I approached it as research. I looked at Playboy and Penthouse and they disturbed me because I felt the way they looked at naked bodies was in a narrow way. A way that didn’t include a woman’s perspective. It created in me the desire to show women from a woman’s point of view.
There is a voyeurism to this, but it is not like peeping at an unknown person. It is more like looking into people’s windows at night to look into their lives. I want to capture what is true. I am interested in relationships, especially couples. Because two people in relationship with each other will add dimensions to the work that are impossible to predict or manipulate. It’s like the water gives them permission to be playful, sensual, spiritual, even threatening.
small breezes
My first exhibition looked like the Sistine Chapel, although my figures were fully clothed. The photo grains were enlarged and the play of light and darkness created chiaroscuro even when I was photographing underwater. When I stripped the figures of their clothes I found my subject.

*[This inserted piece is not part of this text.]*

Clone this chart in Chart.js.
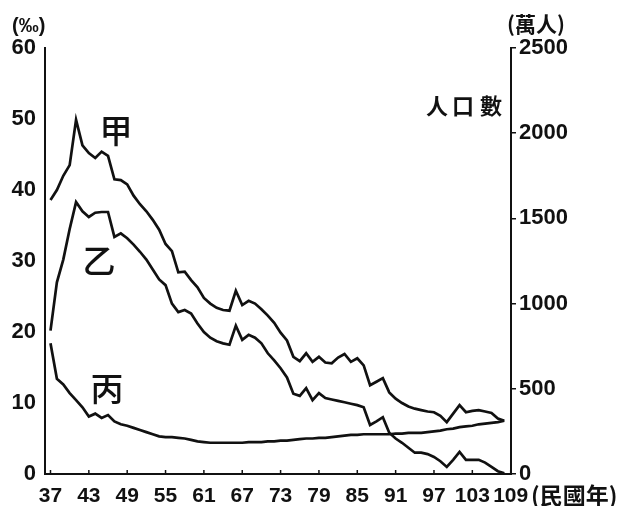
<!DOCTYPE html>
<html>
<head>
<meta charset="utf-8">
<script src="https://cdn.jsdelivr.net/npm/chart.js@4.4.1/dist/chart.umd.min.js"></script>
<style>
  html, body { margin: 0; padding: 0; background: #fff; }
  #wrap { width: 624px; height: 506px; }
</style>
</head>
<body>
<div id="wrap"><canvas id="canvas" width="624" height="506"></canvas></div>
<script>
// 年份（民國）
var years = [37,38,39,40,41,42,43,44,45,46,47,48,49,50,51,52,53,54,55,56,57,58,59,60,61,62,63,64,65,66,67,68,69,70,71,72,
  73,74,75,76,77,78,79,80,81,82,83,84,85,86,87,88,89,90,91,92,93,94,95,96,97,98,99,100,101,102,103,104,105,106,107,108];

// 甲（‰）
var seriesA = [38.6,40.0,42.0,43.5,49.9,46.3,45.2,44.5,45.4,44.8,41.5,41.4,40.8,39.2,38.0,37.0,35.8,34.4,32.4,31.4,28.4,28.5,27.3,26.3,
  24.8,24.0,23.4,23.1,23.0,25.8,23.8,24.4,24.0,23.2,22.3,21.3,19.9,18.8,16.5,15.9,17.0,15.8,16.5,15.7,15.6,16.4,16.9,15.8,
  16.3,15.3,12.5,13.0,13.5,11.5,10.6,10.0,9.5,9.2,9.0,8.8,8.7,8.2,7.3,8.5,9.7,8.7,8.9,9.0,8.8,8.6,7.8,7.5];

// 乙（‰）
var seriesB = [20.2,27.0,30.2,34.5,38.3,37.0,36.2,36.8,36.9,36.9,33.4,33.9,33.2,32.3,31.3,30.2,28.8,27.4,26.6,24.0,22.8,23.1,22.6,21.2,
  20.0,19.2,18.7,18.4,18.2,20.9,18.9,19.6,19.2,18.4,17.0,16.0,14.9,13.6,11.3,11.0,12.1,10.4,11.4,10.7,10.5,10.3,10.1,9.9,
  9.7,9.4,6.9,7.4,8.0,5.8,5.0,4.4,3.7,3.0,3.0,2.8,2.4,1.8,1.0,2.0,3.1,2.0,2.0,2.0,1.6,1.0,0.4,0.1];

// 丙（‰）
var seriesC = [18.4,13.4,12.6,11.4,10.4,9.4,8.1,8.5,7.9,8.3,7.4,7.0,6.8,6.5,6.2,5.9,5.6,5.3,5.2,5.2,5.1,5.0,4.8,4.6,
  4.5,4.4,4.4,4.4,4.4,4.4,4.4,4.5,4.5,4.5,4.6,4.6,4.7,4.7,4.8,4.9,5.0,5.0,5.1,5.1,5.2,5.3,5.4,5.5,
  5.5,5.6,5.6,5.6,5.6,5.6,5.7,5.7,5.8,5.8,5.8,5.9,6.0,6.1,6.3,6.4,6.6,6.7,6.8,7.0,7.1,7.2,7.3,7.5];

// 軸の目盛り
var xTicks = [37,43,49,55,61,67,73,79,85,91,97,103,109];
var leftTicks = [0,10,20,30,40,50,60];
var rightTicks = [0,500,1000,1500,2000,2500];

var numFont = { family: "'Liberation Sans', Arial, sans-serif", size: 22, weight: 'bold' };
var xFont = { family: "'Liberation Sans', Arial, sans-serif", size: 21, weight: 'bold' };
var cjk = "'Noto Sans CJK TC', 'Noto Sans CJK SC', sans-serif";

function toPoints(vals) {
  return years.map(function (yr, i) { return { x: yr, y: vals[i] }; });
}

function lineSet(label, vals) {
  return {
    label: label,
    data: toPoints(vals),
    borderColor: '#111',
    borderWidth: 2.7,
    pointRadius: 0,
    tension: 0,
    fill: false,
    yAxisID: 'y'
  };
}

function plain(v) { return String(v); }

// 文字と内向きの目盛り
var extras = {
  id: 'extras',
  afterDraw: function (chart) {
    var ctx = chart.ctx;
    var xs = chart.scales.x;
    var area = chart.chartArea;
    ctx.save();
    ctx.strokeStyle = '#111';
    ctx.lineWidth = 1.5;
    xTicks.forEach(function (v) {
      var px = xs.getPixelForValue(v);
      ctx.beginPath();
      ctx.moveTo(px, area.bottom);
      ctx.lineTo(px, area.bottom - 4);
      ctx.stroke();
    });

    ctx.fillStyle = '#111';
    ctx.textBaseline = 'middle';
    ctx.textAlign = 'left';
    ctx.font = "bold 20px 'Liberation Sans', Arial, sans-serif";
    ctx.fillText('(‰)', 12, 26);

    ctx.font = 'bold 21px ' + cjk;
    ctx.fillText('(萬人)', 507, 24);

    ctx.font = 'bold 23px ' + cjk;
    ctx.fillText('(民國年)', 531, 495);

    ctx.textAlign = 'center';
    ctx.font = 'bold 22px ' + cjk;
    ctx.fillText('人', 437, 106);
    ctx.fillText('口', 463, 106);
    ctx.fillText('數', 491, 106);

    ctx.font = '500 33px ' + cjk;
    ctx.fillText('甲', 116, 130);
    ctx.fillText('乙', 99, 260);
    ctx.fillText('丙', 107, 388);
    ctx.restore();
  }
};

var ctx = document.getElementById('canvas').getContext('2d');
window.myChart = new Chart(ctx, {
  type: 'line',
  data: {
    datasets: [
      lineSet('甲', seriesA),
      lineSet('乙', seriesB),
      lineSet('丙', seriesC)
    ]
  },
  options: {
    responsive: false,
    animation: false,
    layout: { padding: { top: 48, left: 0, right: 0, bottom: 0 } },
    plugins: { legend: { display: false }, tooltip: { enabled: false } },
    scales: {
      x: {
        type: 'linear',
        position: 'bottom',
        min: 36.14,
        max: 109.05,
        afterBuildTicks: function (scale) {
          scale.ticks = xTicks.map(function (v) { return { value: v }; });
        },
        afterFit: function (scale) { scale.height = 32; },
        grid: { display: false, drawTicks: false },
        border: { display: true, color: '#111', width: 2 },
        ticks: { color: '#111', font: xFont, padding: 10, maxRotation: 0, autoSkip: false, callback: plain }
      },
      y: {
        position: 'left',
        min: 0,
        max: 60,
        afterBuildTicks: function (scale) {
          scale.ticks = leftTicks.map(function (v) { return { value: v }; });
        },
        afterFit: function (scale) { scale.width = 45; },
        grid: { display: false, drawTicks: false },
        border: { display: true, color: '#111', width: 2 },
        ticks: { color: '#111', font: numFont, padding: 9, callback: plain }
      },
      y2: {
        position: 'right',
        min: 0,
        max: 2500,
        afterBuildTicks: function (scale) {
          scale.ticks = rightTicks.map(function (v) { return { value: v }; });
        },
        afterFit: function (scale) { scale.width = 113; },
        grid: { display: true, drawOnChartArea: false, drawTicks: true, tickLength: 5, color: '#111', lineWidth: 1.5 },
        border: { display: true, color: '#111', width: 2 },
        ticks: { color: '#111', font: numFont, padding: 3, callback: plain }
      }
    }
  },
  plugins: [extras]
});
</script>
</body>
</html>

Over the course of years, my work has changed and matured as I have. The compositions have become more complex, the focus has sharpened and colors have become explosive. When I became pregnant all my sexual issues again rose to the surface. It was amazing. It was bizarre. It was sexual. It was made clear what my body was for, not just to incubate another human being, but to feed, nurture, sustain life. It reinforced the beauty and the reality of women in unexpected shapes and sizes.
I find models and choose them for their willingness to let go and improvise, for their long hair and for a curvaceous body type because these elements assert themselves most strongly to the camera. Asking people to take their clothes off and interact underwater so that I can take pictures of them does not naturally come to me or my models. I use a slow shutter and I never know what I’m going to get. The images keep shifting. The models interact. When I see something that rings true, I guide them in that direction.
Vivid LipstickWhat remains fascinating is the liquidity of it. A relationship can flow through so many manifestations. It is possible for lovers to be parent and child, best friends, even adversaries. Roles shift from moment to moment.
Once I put a chair into the pool with the models and the focus turned to power and bondage. I think there’s a natural jump when you add the harness of props and possessions to thsoftness of naked interaction. That's what I look for. I put people together and wait for something to happen. When it does, I follow it and push it along and photograph it.
Another time, two women came to me at a show. They were best friends and agreed to model for me. When they got into the water and started interacting their smallest gestures began to play out archetype relationships. At one moment they were lovers, in another, mother and child. In the next, they they were friends and it was very chaste. These roles were revealed in simple physicality. How one person reaches out to one another or how a woman touches her own breasts shows all.
I believe the work allows us to look at ourselves in all our roles: the ones that please us and the ones that discomfort us.